§ STATED PROBLEM
Look through the listing below and give the number of lines that hold "this". Say nothing more.

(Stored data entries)
★ ★ ★

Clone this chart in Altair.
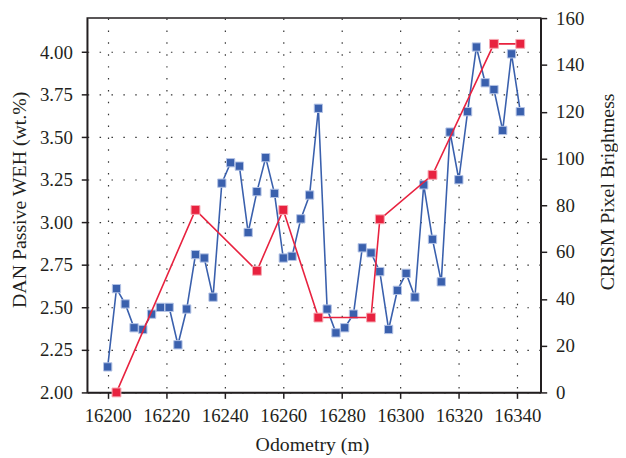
import altair as alt
import pandas as pd

# DAN Passive WEH (wt.%) — blue series
dan_odometry = [16200, 16203, 16206, 16209, 16212, 16215, 16218, 16221, 16224, 16227,
                16230, 16233, 16236, 16239, 16242, 16245, 16248, 16251, 16254, 16257,
                16260, 16263, 16266, 16269, 16272, 16275, 16278, 16281, 16284, 16287,
                16290, 16293, 16296, 16299, 16302, 16305, 16308, 16311, 16314, 16317,
                16320, 16323, 16326, 16329, 16332, 16335, 16338, 16341]
dan_weh = [2.15, 2.61, 2.52, 2.38, 2.37, 2.46, 2.50, 2.50, 2.28, 2.49,
           2.81, 2.79, 2.56, 3.23, 3.35, 3.33, 2.94, 3.18, 3.38, 3.17,
           2.79, 2.80, 3.02, 3.16, 3.67, 2.49, 2.35, 2.38, 2.46, 2.85,
           2.82, 2.71, 2.37, 2.60, 2.70, 2.56, 3.22, 2.90, 2.65, 3.53,
           3.25, 3.65, 4.03, 3.82, 3.78, 3.54, 3.99, 3.65]

# CRISM Pixel Brightness — red series
crism_odometry = [16203, 16230, 16251, 16260, 16272, 16290, 16293, 16311, 16332, 16341]
crism_brightness = [0, 78, 52, 78, 32, 32, 74, 93, 149, 149]

x_ticks = [16200, 16220, 16240, 16260, 16280, 16300, 16320, 16340]
left_ticks = [2.00, 2.25, 2.50, 2.75, 3.00, 3.25, 3.50, 3.75, 4.00]
right_ticks = list(range(0, 161, 10))

dan = pd.DataFrame({"odometry": dan_odometry, "weh": dan_weh})
crism = pd.DataFrame({"odometry": crism_odometry, "brightness": crism_brightness})

FONT = "Liberation Serif"
TXT = "#231f20"
BLUE = "#3a60ad"
RED = "#e8223f"

x_enc = alt.X(
    "odometry:Q",
    scale=alt.Scale(domain=[16193, 16348], nice=False, zero=False),
    axis=alt.Axis(
        values=x_ticks, format="d", title="Odometry (m)",
        grid=True, gridDash=[1.5, 10.5], gridColor="#333333", gridWidth=1.2,
        tickSize=6, labelPadding=8, labelOverlap=False,
        titleX=227, titleY=59, titleBaseline="alphabetic", titleAnchor="middle",
    ),
)

blue_line = alt.Chart(dan).mark_line(color=BLUE, strokeWidth=1.6).encode(
    x=x_enc,
    y=alt.Y(
        "weh:Q",
        scale=alt.Scale(domain=[2.0, 4.2], nice=False, zero=False),
        axis=alt.Axis(
            orient="left", values=left_ticks, format=".2f",
            title="DAN Passive WEH (wt.%)",
            grid=True, gridDash=[1.5, 10.5], gridColor="#333333", gridWidth=1.2,
            tickSize=6, labelPadding=9,
            titleX=-68, titleY=183, titleAngle=270, titleBaseline="middle",
            titleAlign="center",
        ),
    ),
)
blue_pts = alt.Chart(dan).mark_point(
    shape="square", filled=True, size=70, color=BLUE, opacity=1,
    stroke="#b4c3e6", strokeWidth=1,
).encode(x="odometry:Q", y="weh:Q")

red_line = alt.Chart(crism).mark_line(color=RED, strokeWidth=1.6).encode(
    x="odometry:Q",
    y=alt.Y(
        "brightness:Q",
        scale=alt.Scale(domain=[0, 160], nice=False, zero=False),
        axis=alt.Axis(
            orient="right", values=right_ticks,
            labelExpr="datum.value % 20 === 0 ? datum.label : ''",
            title="CRISM Pixel Brightness", grid=False,
            tickSize={"condition": {"test": "datum.value % 20 === 0", "value": 6}, "value": 3},
            labelPadding=9,
            titleX=67, titleY=175, titleAngle=270, titleBaseline="middle",
            titleAlign="center",
        ),
    ),
)
red_pts = alt.Chart(crism).mark_point(
    shape="square", filled=True, size=80, color=RED, opacity=1,
    stroke="#f6a8b2", strokeWidth=1,
).encode(x="odometry:Q", y="brightness:Q")

left_layer = alt.layer(blue_line, blue_pts)
right_layer = alt.layer(red_line, red_pts)

chart = (
    alt.layer(left_layer, right_layer)
    .resolve_scale(y="independent")
    .properties(
        width=458, height=378,
        autosize=alt.AutoSizeParams(type="none"),
        padding={"left": 80, "top": 8, "right": 78, "bottom": 62},
    )
    .configure_view(stroke=TXT, strokeWidth=1.5)
    .configure_axis(
        labelFont=FONT, titleFont=FONT, labelFontSize=19, titleFontSize=20,
        labelColor=TXT, titleColor=TXT, titleFontWeight="normal",
        domainColor=TXT, tickColor=TXT, domainWidth=1.5, tickWidth=1.5,
    )
)

chart.save("out.html", embed_options={"renderer": "svg", "actions": False})
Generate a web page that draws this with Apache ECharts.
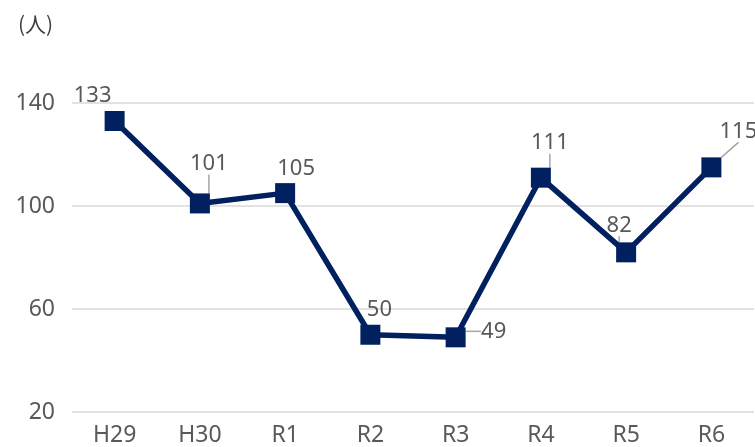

★ ★ ★

§ WRITTEN RESPONSE
2